China is reportedly getting ready to regulate the number of foreign television programs that online providers can stream in its country, The Wall Street Journal reported. The move means even fewer U.S. programs will make it onto the Chinese viewing menu.
As of today, about half the content on popular Chinese streaming services comes from outside the country. But that all will change as the country limits foreign, streamed TV shows to 30 percent. (The Journal said it's unclear if that figure refers to the number of TV shows or episodes.)
The U.S. shows that stand to lose are Netflix's wildly popular House of Cards and Warner Brother’s 2 Broke Girls. House of Cards, which is distributed by Sohu, one of the country’s largest video streaming services, reportedly attract millions of viewers a day despite its edgy storylines that criticize China. But popularity doesn’t necessarily mean you’ll stay on the air.
In April, the country’s regulators yanked NCIS, The Practice, The Good Wife and The Big Bang Theory off Chinese video streaming services without giving a reason. The Big Bang Theory was reportedly pulling in 120 million viewers a month.
The sudden blackout of popular U.S. shows is seen as an example of Chinese leaders keeping a tight grip on foreign media to counter the U.S.'s soft power and shore up China's own television industry. Last year, Chinese censors withheld box office receipts while negotiating a rise in tariffs on Western importers. Now, Chinese leaders want to become not only international exporters of finished goods but also dramas and soap operas, which amount to about 10,000 episodes a year.

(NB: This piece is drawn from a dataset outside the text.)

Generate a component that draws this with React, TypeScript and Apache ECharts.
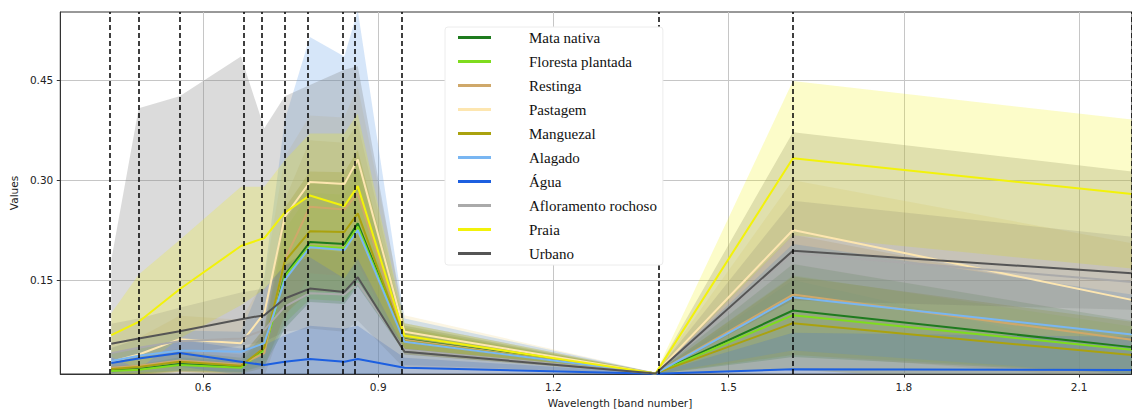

The most popular soap opera in China, however, comes from Korea. Love From Another Star reportedly attracts a billion Chinese viewers. One Chinese TV executive told the Journal that the Koreans were asking up to $300,000 dollars per episode of popular shows.
Other countries are not immune to the Chinese TV content cap. U.K. production companies could also get the short end of the stick. Currently Chinese online viewers watch Sherlock and Downton Abbey.
Video streaming services in China paid a reported $683 million to license content last year., the newspaper reported. Some of the streaming services say the regulations are good in that they will cool down bidding wars for foreign content.